At the FCC’s hearing in Cambridge, Mass., yesterday, Comcast filled the limited-seating room with hired spectators, according to an Associated Press report.
Comcast said it encouraged employees to attend to counter an advocacy group called Free Press, which had encouraged people to attend to protest Comcast’s traffic management policies.
Free Press accused Comcast of hiring people off the street to fill the seats.
The AP said Comcast confirmed that it had indeed hired people to hold seats at the hearing for Comcast employees.
“First, Comcast was caught blocking the Internet,” said Timothy Karr, director of an advocacy campaign backed by a coalition including Free Press. “Now it has been caught blocking the public from the debate. The only people cheering Comcast are those paid to do so.”

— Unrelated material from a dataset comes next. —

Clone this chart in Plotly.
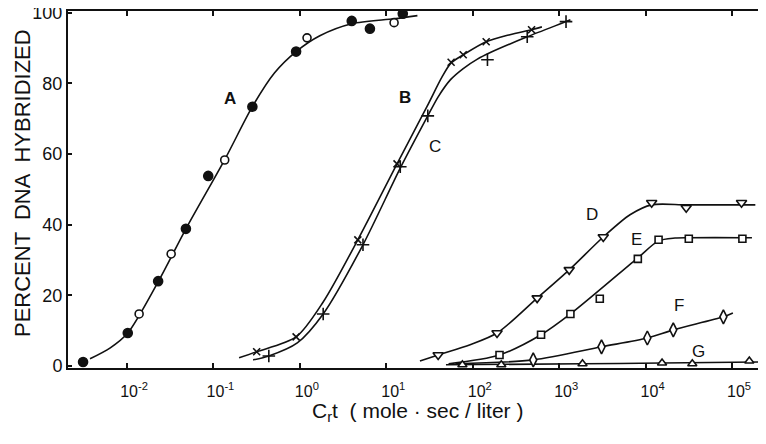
import math
import plotly.graph_objects as go

# ---------------- data ----------------
# Curve A: filled and open circles
a_filled_x = [0.0031, 0.0102, 0.0229, 0.048, 0.087, 0.282, 0.904, 3.98, 6.46, 15.5]
a_filled_y = [1.1, 9.3, 24.0, 38.8, 53.8, 73.4, 89.0, 97.7, 95.5, 99.7]
a_open_x = [0.0138, 0.0324, 0.135, 1.21, 12.3]
a_open_y = [14.7, 31.7, 58.3, 92.9, 97.2]
a_curve_x = [0.00373, 0.0064, 0.0102, 0.0229, 0.048, 0.135, 0.282, 0.51, 0.904, 1.70, 3.98, 12.3, 22.9]
a_curve_y = [2.0, 5.1, 9.3, 23.8, 38.8, 58.4, 73.4, 83.0, 89.0, 93.5, 96.9, 98.3, 99.2]

# Curve B: x markers
b_x = [0.316, 0.904, 4.68, 13.3, 56.2, 77.6, 143, 479]
b_y = [4.0, 8.2, 35.7, 57.2, 86.0, 88.1, 91.8, 95.2]
b_curve_x = [0.198, 0.316, 0.904, 1.86, 4.68, 13.3, 29.5, 44.3, 56.2, 77.6, 143, 269, 479, 631]
b_curve_y = [2.3, 4.0, 8.2, 18.1, 35.7, 57.2, 73.4, 81.9, 85.8, 88.1, 91.8, 93.8, 95.2, 96.0]

# Curve C: + markers
c_x = [0.437, 1.86, 5.37, 14.5, 30.2, 148, 427, 1200]
c_y = [2.8, 14.7, 34.3, 56.4, 70.8, 86.7, 93.2, 97.5]
c_curve_x = [0.288, 0.437, 0.933, 1.86, 5.37, 14.5, 30.2, 39.8, 55.0, 77.6, 112, 162, 427, 1202, 1349]
c_curve_y = [1.7, 2.8, 6.5, 14.7, 34.3, 56.0, 70.8, 76.2, 81.0, 84.2, 86.8, 88.8, 93.2, 97.5, 98.0]

# Curve D: inverted triangles
d_x = [39.8, 191, 556, 1306, 3236, 11750, 29500, 128800]
d_y = [3.1, 9.3, 19.2, 27.2, 36.5, 46.2, 44.8, 46.2]
d_curve_x = [24.5, 39.8, 93.3, 191, 556, 1306, 3236, 6600, 11750, 29500, 128800, 186000]
d_curve_y = [1.4, 3.1, 6.0, 9.3, 19.2, 27.2, 36.5, 42.8, 45.6, 45.6, 45.6, 45.6]

# Curve E: squares
e_x = [204, 617, 1349, 2951, 8130, 14130, 31600, 131800]
e_y = [3.1, 8.8, 14.7, 19.0, 30.3, 35.7, 36.0, 36.0]
e_curve_x = [52.5, 204, 617, 1349, 8130, 14130, 21900, 30900, 131800, 170000]
e_curve_y = [0.6, 3.1, 8.8, 14.7, 30.6, 35.4, 36.2, 36.3, 36.3, 36.3]

# Curve F: tall diamonds
f_x = [501, 3090, 10470, 20900, 79400]
f_y = [1.7, 5.4, 7.9, 10.2, 13.9]
f_curve_x = [63.1, 501, 3090, 10470, 20900, 79400, 102300]
f_curve_y = [0.6, 1.7, 5.4, 7.9, 10.2, 13.9, 15.0]

# Curve G: triangles
g_x = [75.9, 214, 1862, 15500, 34700, 158500]
g_y = [0.3, 0.3, 0.6, 0.8, 0.6, 1.4]
g_curve_x = [49, 1862, 15500, 224000]
g_curve_y = [0.3, 0.6, 0.8, 1.1]

tick_vals = [1e-2, 1e-1, 1e0, 1e1, 1e2, 1e3, 1e4, 1e5]
tick_text = ["10<sup>-2</sup>", "10<sup>-1</sup>", "10<sup>0</sup>", "10<sup>1</sup>",
             "10<sup>2</sup>", "10<sup>3</sup>", "10<sup>4</sup>", "10<sup>5</sup>"]
y_tick_vals = [0, 20, 40, 60, 80, 100]

curve_labels = ["A", "B", "C", "D", "E", "F", "G"]
label_x = [0.155, 16.6, 36.7, 2400, 7940, 24500, 40700]
label_y = [75.6, 75.9, 62.0, 42.8, 35.7, 17.0, 4.2]
label_bold = [True, True, False, False, False, False, False]

# ---------------- figure ----------------
FONT = "Liberation Sans"
BLACK = "#111111"
fig = go.Figure()

def add_curve(x, y):
    fig.add_trace(go.Scatter(x=x, y=y, mode="lines",
                             line=dict(color=BLACK, width=1.6, shape="spline", smoothing=0.8),
                             hoverinfo="skip", showlegend=False))

def add_points(x, y, symbol, size, fill):
    fig.add_trace(go.Scatter(x=x, y=y, mode="markers", showlegend=False,
                             marker=dict(symbol=symbol, size=size, color=fill,
                                         line=dict(color=BLACK, width=1.6))))

for cx, cy in [(a_curve_x, a_curve_y), (b_curve_x, b_curve_y), (c_curve_x, c_curve_y),
               (d_curve_x, d_curve_y), (e_curve_x, e_curve_y), (f_curve_x, f_curve_y),
               (g_curve_x, g_curve_y)]:
    add_curve(cx, cy)

add_points(a_filled_x, a_filled_y, "circle", 9, BLACK)
add_points(a_open_x, a_open_y, "circle", 8, "white")
add_points(b_x, b_y, "x-thin-open", 7, BLACK)
add_points(c_x, c_y, "cross-thin-open", 9, BLACK)
add_points(d_x, d_y, "triangle-down", 9, "white")
add_points(e_x, e_y, "square", 7, "white")
add_points(f_x, f_y, "diamond-tall", 10, "white")
add_points(g_x, g_y, "triangle-up", 8, "white")

for t, lx, ly, b in zip(curve_labels, label_x, label_y, label_bold):
    fig.add_annotation(x=math.log10(lx), y=ly, text=f"<b>{t}</b>" if b else t, showarrow=False,
                       font=dict(family=FONT, size=17, color=BLACK),
                       xanchor="center", yanchor="middle")

fig.add_annotation(xref="paper", yref="paper", x=-0.066, y=0.518,
                   text="PERCENT  DNA  HYBRIDIZED", textangle=-90, showarrow=False,
                   font=dict(family=FONT, size=22, color=BLACK),
                   xanchor="center", yanchor="middle")
fig.add_annotation(xref="paper", yref="paper", x=0.5, y=-0.123,
                   text="C<sub>r</sub>t  ( mole · sec / liter )", showarrow=False,
                   font=dict(family=FONT, size=21, color=BLACK),
                   xanchor="center", yanchor="middle")

# page body has an 8px margin: figure is sized/margined so the plot sits where the reference's does
fig.update_layout(
    width=758, height=436,
    margin=dict(l=60, r=0, t=3, b=76, autoexpand=False),
    paper_bgcolor="white", plot_bgcolor="white",
    xaxis=dict(type="log", range=[-2.683, 5.393], tickvals=tick_vals, ticktext=tick_text,
               ticks="inside", ticklen=5, tickwidth=1.5, tickcolor=BLACK,
               showline=True, linewidth=2, linecolor=BLACK, mirror="ticks",
               showgrid=False, zeroline=False, automargin=False,
               ticklabelshift=7, ticklabelstandoff=8, ticklabeloverflow="allow",
               tickfont=dict(family=FONT, size=16, color=BLACK)),
    yaxis=dict(range=[-0.6, 100.5], tickvals=y_tick_vals,
               ticks="inside", ticklen=4, tickwidth=1.5, tickcolor=BLACK,
               showline=True, linewidth=2, linecolor=BLACK, mirror=False,
               showgrid=False, zeroline=False, automargin=False,
               ticklabeloverflow="allow",
               tickfont=dict(family=FONT, size=18, color=BLACK)),
)

fig.write_html("out.html")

The AP also reported that the New York attorney general’s office has requested information from Comcast on the company’s handling of Internet traffic. Comcast said that it was cooperating with the AG’s office.
Most speakers at the FCC’s public forum agreed that service providers should not be able to block Internet traffic, but FCC Chairman Kevin Martin said the crux of the matter was whether anyone has been illegitimately blocking traffic (story here).
The event prompting the meeting was the discovery last year that Comcast occasionally cuts off some peer-to-peer (P2P) traffic in the course of network management.